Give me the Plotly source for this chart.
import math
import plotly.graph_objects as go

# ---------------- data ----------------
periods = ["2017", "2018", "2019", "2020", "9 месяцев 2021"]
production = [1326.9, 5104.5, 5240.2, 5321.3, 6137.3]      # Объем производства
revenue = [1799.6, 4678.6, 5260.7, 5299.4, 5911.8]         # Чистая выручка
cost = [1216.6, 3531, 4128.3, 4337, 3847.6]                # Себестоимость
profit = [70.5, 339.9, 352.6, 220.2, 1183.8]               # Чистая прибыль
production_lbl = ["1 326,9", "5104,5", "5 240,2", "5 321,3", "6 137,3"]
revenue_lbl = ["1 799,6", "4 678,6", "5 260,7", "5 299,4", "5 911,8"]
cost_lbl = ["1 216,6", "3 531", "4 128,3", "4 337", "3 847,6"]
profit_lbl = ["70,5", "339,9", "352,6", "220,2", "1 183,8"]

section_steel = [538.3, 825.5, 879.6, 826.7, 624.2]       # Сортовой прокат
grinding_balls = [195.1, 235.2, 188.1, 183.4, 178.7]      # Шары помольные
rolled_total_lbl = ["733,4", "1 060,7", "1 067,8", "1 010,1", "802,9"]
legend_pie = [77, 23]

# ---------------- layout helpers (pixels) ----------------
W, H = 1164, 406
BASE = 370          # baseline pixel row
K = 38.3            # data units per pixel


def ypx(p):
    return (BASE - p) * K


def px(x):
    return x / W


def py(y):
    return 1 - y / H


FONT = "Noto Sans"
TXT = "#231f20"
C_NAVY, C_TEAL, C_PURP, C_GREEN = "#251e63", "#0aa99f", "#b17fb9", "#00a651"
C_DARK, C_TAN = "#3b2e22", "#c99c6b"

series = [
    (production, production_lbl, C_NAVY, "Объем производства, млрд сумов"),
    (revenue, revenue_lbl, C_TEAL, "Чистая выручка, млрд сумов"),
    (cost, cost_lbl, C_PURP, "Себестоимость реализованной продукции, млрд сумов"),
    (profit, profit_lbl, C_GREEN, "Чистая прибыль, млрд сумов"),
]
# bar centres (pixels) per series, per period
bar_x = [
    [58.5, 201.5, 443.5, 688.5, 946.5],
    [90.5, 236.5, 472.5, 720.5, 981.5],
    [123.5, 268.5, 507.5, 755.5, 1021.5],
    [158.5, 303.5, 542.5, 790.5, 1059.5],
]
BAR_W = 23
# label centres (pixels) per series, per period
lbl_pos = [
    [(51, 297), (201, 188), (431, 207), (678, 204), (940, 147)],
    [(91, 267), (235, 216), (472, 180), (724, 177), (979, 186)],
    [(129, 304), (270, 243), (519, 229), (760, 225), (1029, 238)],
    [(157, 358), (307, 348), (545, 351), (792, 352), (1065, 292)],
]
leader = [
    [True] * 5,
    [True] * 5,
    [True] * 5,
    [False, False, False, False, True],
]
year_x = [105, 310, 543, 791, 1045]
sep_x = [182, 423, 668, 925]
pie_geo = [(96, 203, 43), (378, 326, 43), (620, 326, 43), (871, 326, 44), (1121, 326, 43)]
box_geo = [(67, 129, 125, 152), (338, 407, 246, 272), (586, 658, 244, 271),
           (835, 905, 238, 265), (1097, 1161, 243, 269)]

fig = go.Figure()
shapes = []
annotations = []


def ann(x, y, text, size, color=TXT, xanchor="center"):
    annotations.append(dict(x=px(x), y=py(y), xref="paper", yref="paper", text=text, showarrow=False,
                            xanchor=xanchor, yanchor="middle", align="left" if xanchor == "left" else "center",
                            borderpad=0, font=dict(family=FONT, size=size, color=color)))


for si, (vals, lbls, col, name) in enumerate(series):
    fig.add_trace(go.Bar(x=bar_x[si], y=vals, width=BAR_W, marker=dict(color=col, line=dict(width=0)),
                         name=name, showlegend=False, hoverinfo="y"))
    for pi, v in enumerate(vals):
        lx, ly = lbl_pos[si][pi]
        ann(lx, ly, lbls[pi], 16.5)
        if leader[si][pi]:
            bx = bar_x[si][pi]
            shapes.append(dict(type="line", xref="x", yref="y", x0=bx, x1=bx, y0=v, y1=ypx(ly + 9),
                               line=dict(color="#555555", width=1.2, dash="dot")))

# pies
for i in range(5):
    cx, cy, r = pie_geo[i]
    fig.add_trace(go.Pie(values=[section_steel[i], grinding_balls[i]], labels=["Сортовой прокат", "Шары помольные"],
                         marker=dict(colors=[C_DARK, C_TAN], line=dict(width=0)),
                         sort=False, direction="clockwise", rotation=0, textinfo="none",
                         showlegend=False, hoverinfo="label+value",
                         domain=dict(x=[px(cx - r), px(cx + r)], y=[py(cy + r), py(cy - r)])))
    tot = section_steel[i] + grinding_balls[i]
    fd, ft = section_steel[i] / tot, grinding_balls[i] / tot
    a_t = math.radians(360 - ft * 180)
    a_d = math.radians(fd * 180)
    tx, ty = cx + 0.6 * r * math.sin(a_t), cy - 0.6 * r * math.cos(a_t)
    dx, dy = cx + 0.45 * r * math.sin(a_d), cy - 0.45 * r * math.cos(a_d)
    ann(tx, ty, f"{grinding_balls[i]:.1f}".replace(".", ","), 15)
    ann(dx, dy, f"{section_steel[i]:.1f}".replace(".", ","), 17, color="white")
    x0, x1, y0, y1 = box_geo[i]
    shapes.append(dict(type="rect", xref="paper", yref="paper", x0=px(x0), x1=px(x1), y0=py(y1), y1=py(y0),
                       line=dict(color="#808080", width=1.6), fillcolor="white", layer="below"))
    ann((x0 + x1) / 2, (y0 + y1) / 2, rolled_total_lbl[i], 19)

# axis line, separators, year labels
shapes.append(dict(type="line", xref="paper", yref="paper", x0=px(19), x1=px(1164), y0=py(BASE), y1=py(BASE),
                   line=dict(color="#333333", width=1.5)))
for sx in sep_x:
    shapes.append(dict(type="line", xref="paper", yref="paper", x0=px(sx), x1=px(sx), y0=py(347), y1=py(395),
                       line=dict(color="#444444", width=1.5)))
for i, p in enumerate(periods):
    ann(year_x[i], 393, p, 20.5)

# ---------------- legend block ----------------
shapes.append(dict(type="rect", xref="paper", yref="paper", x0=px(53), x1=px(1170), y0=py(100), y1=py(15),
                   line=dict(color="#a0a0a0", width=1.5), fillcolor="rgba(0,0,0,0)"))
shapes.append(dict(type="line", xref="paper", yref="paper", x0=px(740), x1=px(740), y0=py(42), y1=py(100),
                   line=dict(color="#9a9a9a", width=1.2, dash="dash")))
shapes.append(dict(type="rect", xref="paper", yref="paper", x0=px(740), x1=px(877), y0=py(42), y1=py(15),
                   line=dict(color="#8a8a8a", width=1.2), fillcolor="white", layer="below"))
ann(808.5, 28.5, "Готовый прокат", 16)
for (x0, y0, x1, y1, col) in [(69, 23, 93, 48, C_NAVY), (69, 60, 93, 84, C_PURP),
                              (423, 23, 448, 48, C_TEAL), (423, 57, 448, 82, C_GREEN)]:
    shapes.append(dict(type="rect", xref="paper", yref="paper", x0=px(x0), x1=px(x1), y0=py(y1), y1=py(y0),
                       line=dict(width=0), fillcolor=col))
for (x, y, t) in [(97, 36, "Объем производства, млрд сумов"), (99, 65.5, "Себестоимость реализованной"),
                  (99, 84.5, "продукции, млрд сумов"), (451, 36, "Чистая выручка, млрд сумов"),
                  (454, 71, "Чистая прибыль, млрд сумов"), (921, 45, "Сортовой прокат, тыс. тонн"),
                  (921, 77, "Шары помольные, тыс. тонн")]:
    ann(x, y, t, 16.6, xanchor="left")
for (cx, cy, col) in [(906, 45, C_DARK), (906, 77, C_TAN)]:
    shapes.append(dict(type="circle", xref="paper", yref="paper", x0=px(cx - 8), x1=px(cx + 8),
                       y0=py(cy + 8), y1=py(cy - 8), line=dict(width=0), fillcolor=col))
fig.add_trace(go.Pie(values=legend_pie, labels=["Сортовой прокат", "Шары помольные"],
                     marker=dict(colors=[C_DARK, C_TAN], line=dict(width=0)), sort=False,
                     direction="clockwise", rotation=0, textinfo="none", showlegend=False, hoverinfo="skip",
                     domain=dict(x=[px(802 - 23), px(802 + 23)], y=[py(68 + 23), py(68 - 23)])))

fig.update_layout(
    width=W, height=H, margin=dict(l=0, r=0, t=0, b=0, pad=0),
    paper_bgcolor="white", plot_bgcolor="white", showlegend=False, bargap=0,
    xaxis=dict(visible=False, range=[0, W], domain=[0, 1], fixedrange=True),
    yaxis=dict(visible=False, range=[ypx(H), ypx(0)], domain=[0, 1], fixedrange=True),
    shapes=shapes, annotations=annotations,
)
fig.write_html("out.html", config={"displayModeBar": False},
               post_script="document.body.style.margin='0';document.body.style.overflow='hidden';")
───
Exercise directions
Only the lines from the first line of the material above through the line that contains "legend_pie = [77, 23]" should be quoted, each one exactly.

Full response
Give me the Plotly source for this chart.
import math
import plotly.graph_objects as go

# ---------------- data ----------------
periods = ["2017", "2018", "2019", "2020", "9 месяцев 2021"]
production = [1326.9, 5104.5, 5240.2, 5321.3, 6137.3]      # Объем производства
revenue = [1799.6, 4678.6, 5260.7, 5299.4, 5911.8]         # Чистая выручка
cost = [1216.6, 3531, 4128.3, 4337, 3847.6]                # Себестоимость
profit = [70.5, 339.9, 352.6, 220.2, 1183.8]               # Чистая прибыль
production_lbl = ["1 326,9", "5104,5", "5 240,2", "5 321,3", "6 137,3"]
revenue_lbl = ["1 799,6", "4 678,6", "5 260,7", "5 299,4", "5 911,8"]
cost_lbl = ["1 216,6", "3 531", "4 128,3", "4 337", "3 847,6"]
profit_lbl = ["70,5", "339,9", "352,6", "220,2", "1 183,8"]

section_steel = [538.3, 825.5, 879.6, 826.7, 624.2]       # Сортовой прокат
grinding_balls = [195.1, 235.2, 188.1, 183.4, 178.7]      # Шары помольные
rolled_total_lbl = ["733,4", "1 060,7", "1 067,8", "1 010,1", "802,9"]
legend_pie = [77, 23]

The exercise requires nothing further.